The North Ayrshire Monitor farm, like many others around Scotland, has some soil compaction around gateways and in other sections of grazing land. Options to minimise compaction will be covered by Dr Crooks at the meeting and a range of aeration machinery will be demonstrated to show different ways to open up the soil to improve plant growth and water flow.
John Howie, North Ayrshire’s monitor farm host, runs a flock of 250 breeding ewes which started lambing at the beginning of April. As well as finishing over 200 cattle each year, Girtridge also runs a small suckler herd of continental cross cows, which started calving on 14 April.
Mr Howie, who farms in partnership with his mother Margaret and sister Mary, will give an update to the group at the meeting on 8 June about how this year’s lambing and calving went.

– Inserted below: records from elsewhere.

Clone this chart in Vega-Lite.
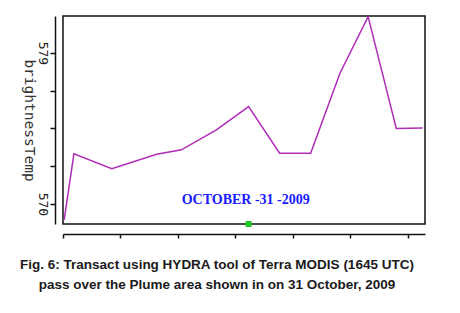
{
  "$schema": "https://vega.github.io/schema/vega-lite/v6.json",
  "width": 362,
  "height": 208,
  "autosize": {"type": "none"},
  "padding": {"left": 63, "top": 16, "right": 35, "bottom": 89},
  "background": "white",
  "title": {
    "text": ["Fig. 6:  Transact using HYDRA tool of Terra MODIS (1645 UTC)", "pass over the Plume area shown in on 31 October, 2009"],
    "orient": "bottom",
    "anchor": "middle",
    "dx": -27,
    "offset": 19,
    "font": "Liberation Sans",
    "fontSize": 13.5,
    "fontWeight": "bold",
    "color": "#1a1a1a",
    "lineHeight": 20
  },
  "config": {
    "view": {"stroke": "#111", "strokeWidth": 1.5},
    "axis": {"grid": false, "domainColor": "#111", "tickColor": "#111", "labelFont": "DejaVu Sans Mono", "titleFont": "DejaVu Sans Mono"}
  },
  "datasets": {
    "profile": [
      {"x": 0.02, "brightnessTemp": 569.05},
      {"x": 0.19, "brightnessTemp": 572.98},
      {"x": 0.85, "brightnessTemp": 572.09},
      {"x": 1.63, "brightnessTemp": 572.96},
      {"x": 2.06, "brightnessTemp": 573.22},
      {"x": 2.67, "brightnessTemp": 574.41},
      {"x": 3.23, "brightnessTemp": 575.8},
      {"x": 3.77, "brightnessTemp": 573.02},
      {"x": 4.31, "brightnessTemp": 573.02},
      {"x": 4.82, "brightnessTemp": 577.79},
      {"x": 5.31, "brightnessTemp": 581.16},
      {"x": 5.8, "brightnessTemp": 574.5},
      {"x": 6.26, "brightnessTemp": 574.53}
    ],
    "marker": [{"x": 3.23, "brightnessTemp": 568.8}],
    "label": [{"x": 3.18, "brightnessTemp": 570.24, "text": "OCTOBER -31 -2009"}]
  },
  "layer": [
    {
      "data": {"name": "profile"},
      "mark": {"type": "line", "color": "#b02cb8", "strokeWidth": 1.5},
      "encoding": {
        "x": {
          "field": "x", "type": "quantitative",
          "scale": {"domain": [0, 6.3], "nice": false, "zero": false},
          "axis": {"title": null, "labels": false, "values": [0, 1, 2, 3, 4, 5, 6], "offset": 10, "tickSize": 4, "domainWidth": 1.5, "tickWidth": 1.5}
        },
        "y": {
          "field": "brightnessTemp", "type": "quantitative",
          "scale": {"domain": [568.8, 581.2], "nice": false, "zero": false},
          "axis": {
            "title": "brightnessTemp",
            "titleAngle": 90,
            "titleFontWeight": "normal",
            "titleFontSize": 14.5,
            "titleColor": "#333",
            "titlePadding": 0,
            "titleBaseline": "top",
            "values": [570, 572.25, 574.5, 576.75, 579],
            "labelExpr": "datum.value == 570 || datum.value == 579 ? format(datum.value, 'd') : ''",
            "labelAngle": 90,
            "labelAlign": "center",
            "labelBaseline": "top",
            "labelFontSize": 13,
            "labelColor": "#222",
            "labelPadding": 2,
            "offset": 8,
            "tickSize": 5,
            "domainWidth": 1.5,
            "tickWidth": 1.5
          }
        }
      }
    },
    {
      "data": {"name": "marker"},
      "mark": {"type": "square", "color": "#22c822", "filled": true, "size": 36, "opacity": 1},
      "encoding": {
        "x": {"field": "x", "type": "quantitative"},
        "y": {"field": "brightnessTemp", "type": "quantitative"}
      }
    },
    {
      "data": {"name": "label"},
      "mark": {"type": "text", "color": "#1a1aff", "font": "Liberation Serif", "fontWeight": "bold", "fontSize": 14, "align": "center", "baseline": "middle"},
      "encoding": {
        "x": {"field": "x", "type": "quantitative"},
        "y": {"field": "brightnessTemp", "type": "quantitative"},
        "text": {"field": "text"}
      }
    }
  ]
}
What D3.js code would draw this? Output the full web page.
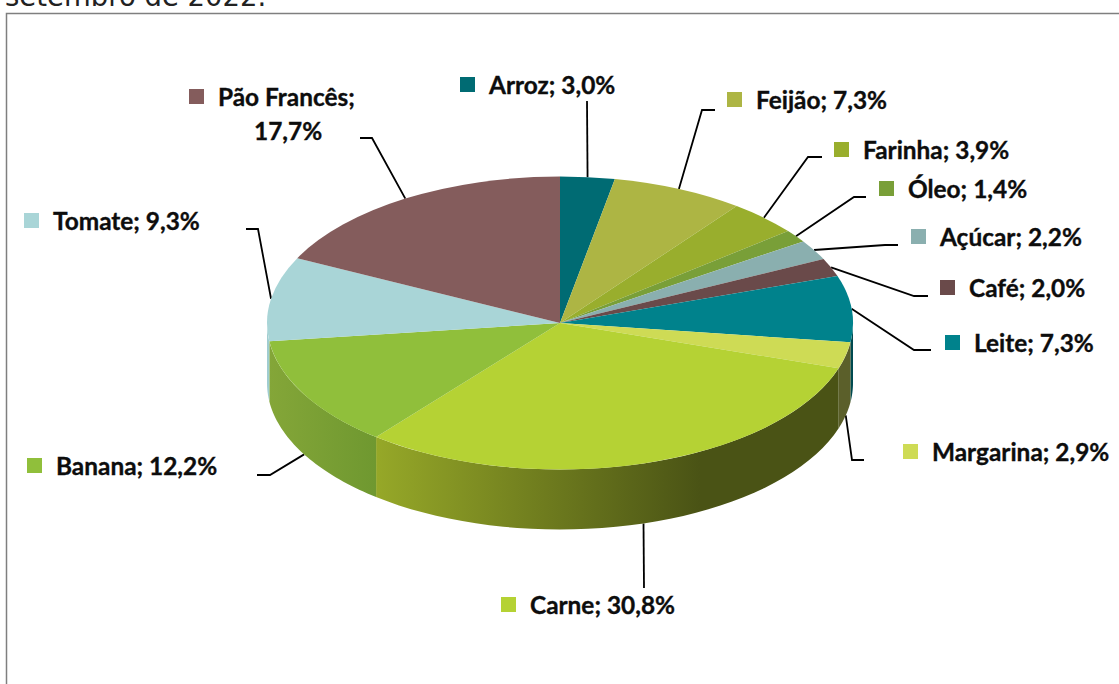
<!DOCTYPE html>
<html>
<head>
<meta charset="utf-8">
<script src="https://cdn.jsdelivr.net/npm/d3@7"></script>
<style>
  html, body { margin: 0; padding: 0; background: #fff; overflow: hidden; }
  svg { display: block; }
  .label { font-family: Lato, sans-serif; font-weight: 700; font-size: 24.4px; fill: #0d0d0d; stroke: #0d0d0d; stroke-width: 0.35; }
  .caption { font-family: "DejaVu Sans", sans-serif; font-size: 27.5px; fill: #222; }
</style>
</head>
<body>
<div id="chart"></div>
<script>
const categories = ['Arroz', 'Feijão', 'Farinha', 'Óleo', 'Açúcar', 'Café', 'Leite', 'Margarina', 'Carne', 'Banana', 'Tomate', 'Pão Francês'];
const shares = [3.0, 7.3, 3.9, 1.4, 2.2, 2.0, 7.3, 2.9, 30.8, 12.2, 9.3, 17.7];
const sliceColors = ['#006b73', '#adb544', '#99ae2d', '#799f38', '#8aafaf', '#6a4a4a', '#00828c', '#cedb55', '#b5d234', '#90bf3b', '#a9d5d7', '#845c5c'];
// wall shading, left and right colour of each slice's gradient
const wallColors = [null, null, null, null, null, null, ['#004a50', '#004a50'], ['#5b5f2a', '#5b5f2a'], ['#96a828', '#4a5315'], ['#84a638', '#6f9830'], ['#a0cdd0', '#a0cdd0'], null];

// swatch corner, text position, elbow points of each leader
const labelX = [460, 727, 834, 879, 911, 940, 945, 903, 501, 27, 24, 189];
const labelY = [77, 92, 142, 181, 229, 280, 335, 444, 597, 458, 213, 89];
const leaderPoints = [
  [[587, 101]],
  [[702, 110], [715, 110]],
  [[808, 157], [822, 157]],
  [[854, 197], [866, 197]],
  [[885, 245], [898, 245]],
  [[914, 296], [928, 296]],
  [[914, 350], [931, 350]],
  [[852, 460], [864, 460]],
  [[644, 588]],
  [[270, 475], [257, 475]],
  [[258, 229], [246, 229]],
  [[372, 138], [360, 138]]
];

const width = 1119, height = 684;
const cx = 560, cy = 323, rx = 293, ry = 146.5, depth = 60;

const svg = d3.select('#chart').append('svg')
  .attr('width', width)
  .attr('height', height);

svg.append('text')
  .attr('class', 'caption')
  .attr('x', 5)
  .attr('y', 6)
  .text('setembro de 2022.');

svg.append('rect')
  .attr('x', 6.5)
  .attr('y', 13.5)
  .attr('width', 1120)
  .attr('height', 700)
  .attr('fill', '#fff')
  .attr('stroke', '#7f7f7f')
  .attr('stroke-width', 1.5);

const slices = d3.pie().sort(null).value(d => d)(shares);
slices.forEach((d, i) => { d.i = i; });

const px = a => cx + rx * Math.sin(a);
const py = a => cy - ry * Math.cos(a);

// leaders go under the pie
const leaderLine = d3.line();
svg.append('g').selectAll('path')
  .data(slices)
  .join('path')
  .attr('d', d => {
    const mid = (d.startAngle + d.endAngle) / 2;
    const front = Math.cos(mid) < 0;
    return leaderLine([[px(mid), py(mid) + (front ? depth : 0)], ...leaderPoints[d.i]]);
  })
  .attr('fill', 'none')
  .attr('stroke', '#000')
  .attr('stroke-width', 1.8);

// side walls, only where the rim faces the viewer
const defs = svg.append('defs');
const walls = slices.filter(d => wallColors[d.i]);
walls.forEach(d => {
  const grad = defs.append('linearGradient').attr('id', `wall-${d.i}`);
  grad.append('stop').attr('offset', '0%').attr('stop-color', wallColors[d.i][0]);
  grad.append('stop').attr('offset', d.i === 8 ? '70%' : '100%').attr('stop-color', wallColors[d.i][1]);
  if (d.i === 8) grad.append('stop').attr('offset', '100%').attr('stop-color', wallColors[d.i][1]);
});

const wallPath = (a0, a1) => {
  const steps = d3.range(0, 41).map(k => a0 + (a1 - a0) * k / 40);
  const rim = steps.map(a => [px(a), py(a)]);
  const base = steps.slice().reverse().map(a => [px(a), py(a) + depth]);
  return d3.line()(rim.concat(base)) + 'Z';
};

// Leite and Tomate cross the sides, so clamp to the front half of the rim
svg.append('g').selectAll('path')
  .data(walls)
  .join('path')
  .attr('d', d => wallPath(Math.max(d.startAngle, Math.PI / 2), Math.min(d.endAngle, Math.PI * 1.5)))
  .attr('fill', d => `url(#wall-${d.i})`);

// top face: a circular pie squashed to an ellipse
const arc = d3.arc().innerRadius(0).outerRadius(rx);
svg.append('g')
  .attr('transform', `translate(${cx},${cy}) scale(1,${ry / rx})`)
  .selectAll('path')
  .data(slices)
  .join('path')
  .attr('d', arc)
  .attr('fill', d => sliceColors[d.i]);

// labels
const labels = svg.append('g').selectAll('g')
  .data(slices)
  .join('g')
  .attr('transform', d => `translate(${labelX[d.i]},${labelY[d.i]})`);

labels.append('rect')
  .attr('width', 15)
  .attr('height', 15)
  .attr('fill', d => sliceColors[d.i]);

const pct = v => v.toFixed(1).replace('.', ',') + '%';

labels.append('text')
  .attr('class', 'label')
  .attr('x', 29)
  .attr('y', 17)
  .text(d => d.i === 11 ? `${categories[d.i]};` : `${categories[d.i]}; ${pct(shares[d.i])}`);

labels.filter(d => d.i === 11).append('text')
  .attr('class', 'label')
  .attr('x', 65)
  .attr('y', 51)
  .text(d => pct(shares[d.i]));
</script>
</body>
</html>
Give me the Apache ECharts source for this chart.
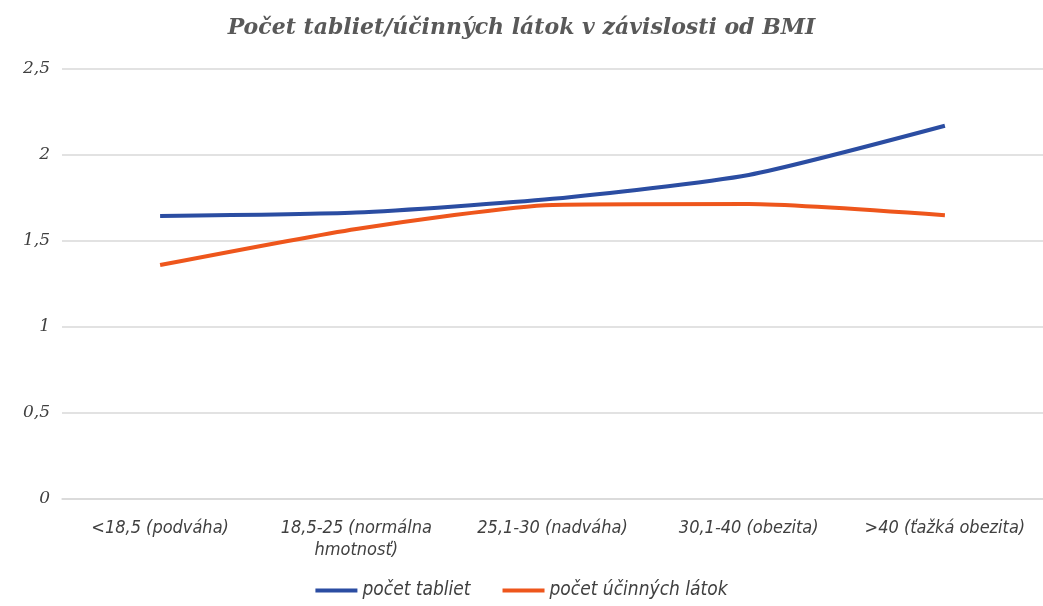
<!DOCTYPE html>
<html><head><meta charset="utf-8">
<script src="https://cdn.jsdelivr.net/npm/echarts@6/dist/echarts.min.js"></script>
<style>html,body{margin:0;padding:0;background:#fff}#c{width:1043px;height:606px}</style>
</head><body><div id="c"></div>
<script>
const categories = ["<18,5 (podváha)", "18,5-25 (normálna\nhmotnosť)", "25,1-30 (nadváha)", "30,1-40 (obezita)", ">40 (ťažká obezita)"];
const tablety = [1.645, 1.665, 1.745, 1.884, 2.17];
const latky = [1.36, 1.57, 1.71, 1.715, 1.65];
const seriesNames = ["počet tabliet", "počet účinných látok"];
const titleText = "Počet tabliet/účinných látok v závislosti od BMI";

const chart = echarts.init(document.getElementById('c'));
chart.setOption({
  animation: false,
  backgroundColor: '#fff',
  title: {
    text: titleText, left: 'center', top: 12,
    textStyle: {fontFamily: 'DejaVu Serif', fontStyle: 'italic', fontWeight: 'bold', fontSize: 22, color: '#595959'}
  },
  legend: {
    bottom: 1, left: 'center', itemWidth: 42, itemHeight: 4, itemGap: 32,
    icon: 'rect',
    textStyle: {fontFamily: 'Liberation Sans Narrow, DejaVu Sans Condensed, sans-serif', fontStyle: 'italic', fontSize: 19, color: '#404040'},
    data: seriesNames
  },
  grid: {left: 62, right: 0, top: 69, bottom: 107},
  xAxis: {
    type: 'category', data: categories, boundaryGap: true,
    axisLine: {show: true, lineStyle: {color: '#d9d9d9', width: 1.5}},
    axisTick: {show: false},
    axisLabel: {interval: 0, margin: 18, lineHeight: 22, color: '#404040', fontFamily: 'Liberation Sans Narrow, DejaVu Sans Condensed, sans-serif', fontStyle: 'italic', fontSize: 18}
  },
  yAxis: {
    type: 'value', min: 0, max: 2.5, interval: 0.5,
    splitLine: {lineStyle: {color: '#d9d9d9', width: 1.5}},
    axisLine: {show: false}, axisTick: {show: false},
    axisLabel: {margin: 12, color: '#404040', fontFamily: 'DejaVu Serif, serif', fontStyle: 'italic', fontSize: 17,
      formatter: v => String(v).replace('.', ',')}
  },
  series: [
    {name: seriesNames[0], type: 'line', data: tablety, smooth: 0.2, symbol: 'none',
      lineStyle: {color: '#2B4DA2', width: 4}, itemStyle: {color: '#2B4DA2'}},
    {name: seriesNames[1], type: 'line', data: latky, smooth: 0.2, symbol: 'none',
      lineStyle: {color: '#EE561C', width: 4}, itemStyle: {color: '#EE561C'}}
  ]
});
</script></body></html>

“Calving went really well this year and we were pleased that none of our cows needed assistance. Lambing was more challenging though due to the weather. Although we didn’t see much snow at Girtridge, the wet, cold weather meant that we unfortunately lost some lambs and ewes after we turned them out. We are also seeing an increased number of mastitis cases in our ewes this year,” said Mr Howie.
The North Ayrshire Monitor Farm is one of nine monitor farms that have been established across Scotland in a joint initiative by Quality Meat Scotland (QMS) and AHDB Cereals & Oilseeds, with funding from the Scottish Government. The aim of the programme is to help improve the productivity, profitability and sustainability of Scottish farm businesses.
The meeting on 8th June at Girtridge Farm, Dundonald, KA2 9BX will begin at 10.30am. Lunch will be provided, and the meeting is expected to finish by 2.30pm. All are welcome and the event is free.